On love, liberty, and the pursuit of novel-writing

Joan/Sarah F at Dear Author has a fascinating and nuanced post up about the ethics and politics of historical accuracy in m/m historical romance.  This sounds like an issue with a very narrow audience, and some of you might (and certainly are) saying, "Oh, I'm not a romance reader" or "m/m romance? Are these words coming out of your mouth even the English language?". 

Admittedly, this isn't a genre of romance I've ventured into, but it is a booming one, and one in which a lot of issues of theoretical, readerly, and academic interest are being raised.  The largest of these is this: why is this genre, which takes gay men as its subject, mostly being produced and consumed by straight women? (My favorite line of this article? “You don’t have to commit murder to write a good mystery.”)  What are the ethics of this, and what are we to make of its aesthetics (or erotics)?  In other words, what does this say about the nature of desire and literary identification?

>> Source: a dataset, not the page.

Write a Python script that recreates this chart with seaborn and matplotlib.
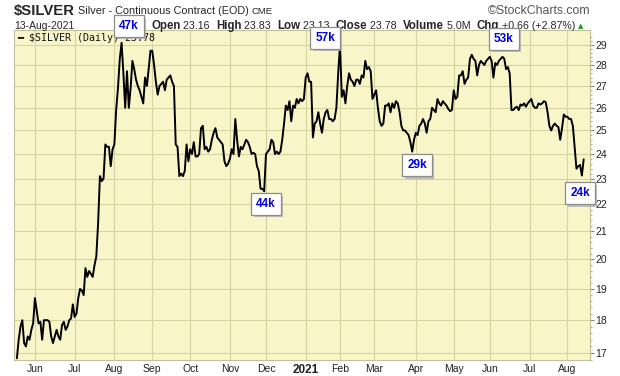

But Joan/Sarah F. raises a whole array of other scholarly issues.  First, and most important for scholars of the novel or the romance:

Only the 18th century could have made the idea of marrying for love the dominant narrative. For reasons both social (rise of middle class, literacy, leisure time, disposable income) and technological (paper, printing, book binding), only the 18th century could have invented and popularized the novel. And, most importantly, only the 18th Century could have focused that novel on the feminine and the domestic, on the ways in which two people negotiate their love, form a relationship, and become the ideal social unit. We think about love and relationships the way we do today because of the 18th century and, in unavoidably connected ways, we read the romance novels we read today because of the 18th century roots of the novel.
She then goes on to address the problem of identity as historically contingent: in other words, it was only in the last century that the idea of homosexuality as identity (as opposed to a set of discrete actions) comes into clear being.  It hardly seems coincidental that this shift occurs in tandem with the inward turn of humanism and the Enlightenment.

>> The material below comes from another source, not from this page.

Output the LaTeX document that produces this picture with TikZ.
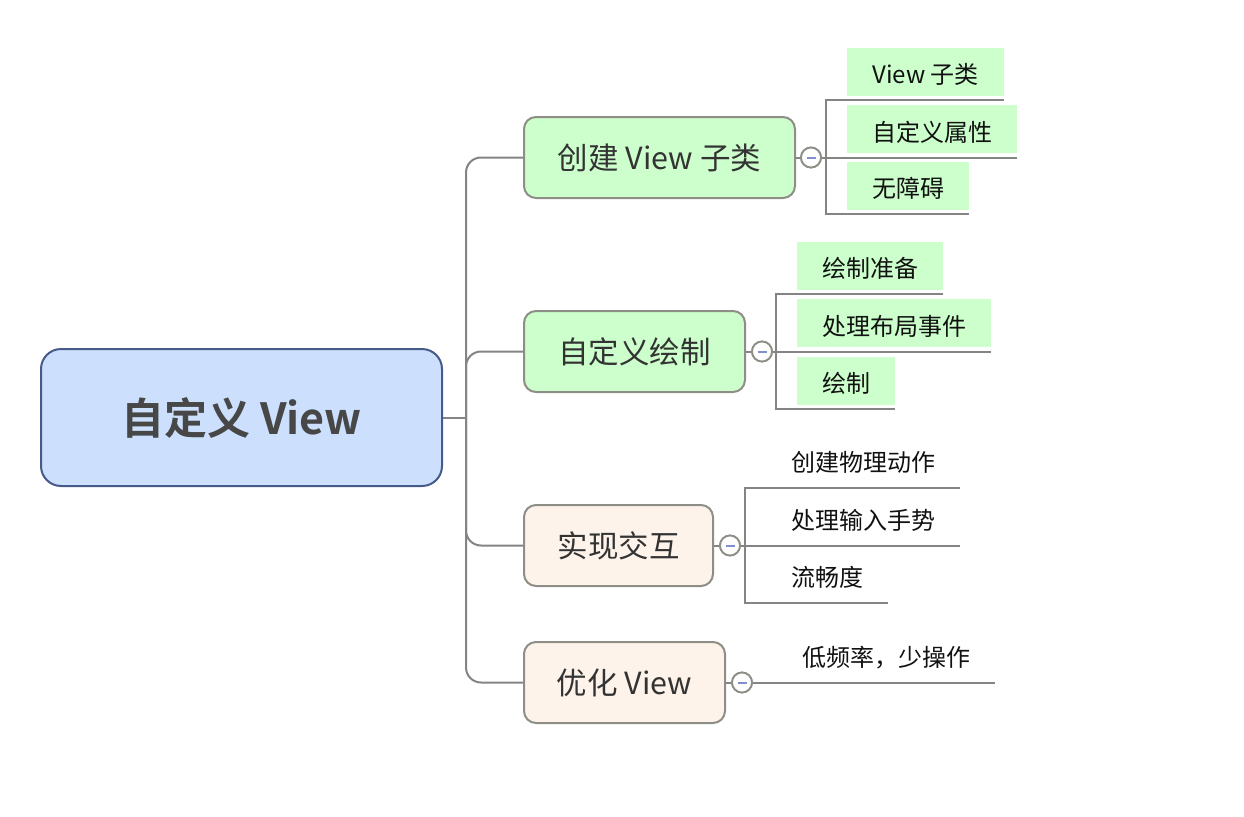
\documentclass[tikz,border=0pt]{standalone}
\usepackage{fontspec}
\setmainfont{Noto Sans CJK SC}[BoldFont={Noto Sans CJK SC Bold}]
\definecolor{rootfill}{HTML}{CCDFFC}
\definecolor{rootdraw}{HTML}{475B8A}
\definecolor{greenfill}{HTML}{CCFFCC}
\definecolor{peachfill}{HTML}{FDF3EA}
\definecolor{boxdraw}{HTML}{8E8E86}
\definecolor{linecol}{HTML}{848484}
\definecolor{txt}{HTML}{333333}
\definecolor{roottxt}{HTML}{474747}
\definecolor{subtxt}{HTML}{111111}
\definecolor{dashcol}{HTML}{8090CC}
\begin{document}
\begin{tikzpicture}[x=1pt,y=-1pt,
  rootbox/.style={draw=rootdraw,line width=2pt,fill=rootfill,rounded corners=20pt,
    minimum width=401pt,minimum height=137pt,text=roottxt,
    font=\fontsize{43}{50}\selectfont\bfseries},
  topicbox/.style={draw=boxdraw,line width=2pt,rounded corners=12pt,
    minimum height=81pt,text=txt,inner sep=0pt,
    font=\fontsize{30.5}{36}\selectfont},
  greentopic/.style={topicbox,fill=greenfill},
  peachtopic/.style={topicbox,fill=peachfill},
  itembox/.style={minimum height=48pt,inner xsep=25pt,inner ysep=0pt,
    text height=24pt,text depth=0pt,
    text=subtxt,anchor=south west,font=\fontsize{24}{28}\selectfont},
  greenitem/.style={itembox,fill=greenfill},
  link/.style={draw=linecol,line width=2pt},
  toggle/.style={circle,draw=boxdraw,line width=1.8pt,fill=white,
    minimum size=20pt,inner sep=0pt},
  minus/.style={draw=dashcol,line width=2pt}
]
\useasboundingbox (0,0) rectangle (1244,816);

% root
\node[rootbox] (root) at (241.5,417.5) {自定义 View};
\coordinate (t) at (466,417.5);

% main topics
\node[greentopic,minimum width=271pt] (n1) at (659.5,157.5) {创建 View 子类};
\node[greentopic,minimum width=221pt] (n2) at (634.5,351.5) {自定义绘制};
\node[peachtopic,minimum width=189pt] (n3) at (618.5,545.5) {实现交互};
\node[peachtopic,minimum width=201pt] (n4) at (624.5,682.5) {优化 View};

% trunk links
\draw[link] (root.east) -- (t);
\draw[link,rounded corners=15pt] (t) |- (n1.west);
\draw[link,rounded corners=15pt] (t) |- (n2.west);
\draw[link,rounded corners=15pt] (t) |- (n3.west);
\draw[link,rounded corners=15pt] (t) |- (n4.west);

% toggles
\node[toggle] (c1) at (811,157.5) {};
\node[toggle] (c2) at (762,351.5) {};
\node[toggle] (c3) at (730,545.5) {};
\node[toggle] (c4) at (742,682.5) {};

% items of n1
\node[greenitem] (i11) at (847,96) {View 子类};
\node[greenitem] (i12) at (847,153.5) {自定义属性};
\node[greenitem] (i13) at (847,210) {无障碍};
\coordinate (b1) at (826,157.5);
% items of n2
\node[greenitem] (i21) at (797,290) {绘制准备};
\node[greenitem] (i22) at (797,347.5) {处理布局事件};
\node[greenitem] (i23) at (797,405) {绘制};
\coordinate (b2) at (776,351.5);
% items of n3
\node[itembox] (i31) at (766,484) {创建物理动作};
\node[itembox] (i32) at (766,541.5) {处理输入手势};
\node[itembox] (i33) at (766,599) {流畅度};
\coordinate (b3) at (745,545.5);
% item of n4
\node[itembox] (i41) at (777,678.5) {低频率，少操作};

% connectors to items
\draw[link] (n1.east) -- (c1.west);
\draw[link] (c1.east) -- ([yshift=-4pt]i12.south east);
\draw[link] ([yshift=-4pt]i11.south east) -| (b1) |- ([yshift=-4pt]i13.south east);

\draw[link] (n2.east) -- (c2.west);
\draw[link] (c2.east) -- ([yshift=-4pt]i22.south east);
\draw[link] ([yshift=-4pt]i21.south east) -| (b2) |- ([yshift=-4pt]i23.south east);

\draw[link] (n3.east) -- (c3.west);
\draw[link] (c3.east) -- ([yshift=-4pt]i32.south east);
\draw[link] ([yshift=-4pt]i31.south east) -| (b3) |- ([yshift=-4pt]i33.south east);

\draw[link] (n4.east) -- (c4.west);
\draw[link] (c4.east) -- ([yshift=-4pt]i41.south east);

% redraw toggles on top
\foreach \c in {c1,c2,c3,c4}{
  \node[toggle] at (\c) {};
  \draw[minus] ([xshift=-4.5pt]\c.center) -- ([xshift=4.5pt]\c.center);
}
\end{tikzpicture}
\end{document}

Because of this, she goes on to say, post-Renaissance historical romance can examine the role of romantic love in claiming the liberties of individual rights, establishing the nature of modern privacy, and outlining the physical body as one boundary between personal freedom and social power:
writing about a man in the eighteenth century, who is what we would now consider gay, fall[ing] in love with another man entails detailing how he comes to realize that he CAN fall in love with his sexual partner. [...] More importantly, to have historical m/m romance claim the same narrative as m/f romance, a narrative that is inextricably intertwined in the political, social, and civil rights of the individual to choose their own destiny, makes writing m/m romance a political act, and writing accurate m/m historical romance vitally important.
 She concludes by extending this move from the ethical realm to the political one:
The historical accuracy of the way people thought about themselves, about love, about sex, about IF they could fall in love and WHO they could fall in love with, the etymology of the terminology they used to imagine their relationships, is vital to the progress of their relationship because the very WORDS we use define how we think and how we see and interact with our world. So why write m/m HISTORICAL romance if you’re not going to play around with that?
Even if you aren't a reader of romance, take a look at her post: it raises important issues about the ways romantic love and an Enlightenment conception of personal liberty are entwined with the very nature of the novel itself.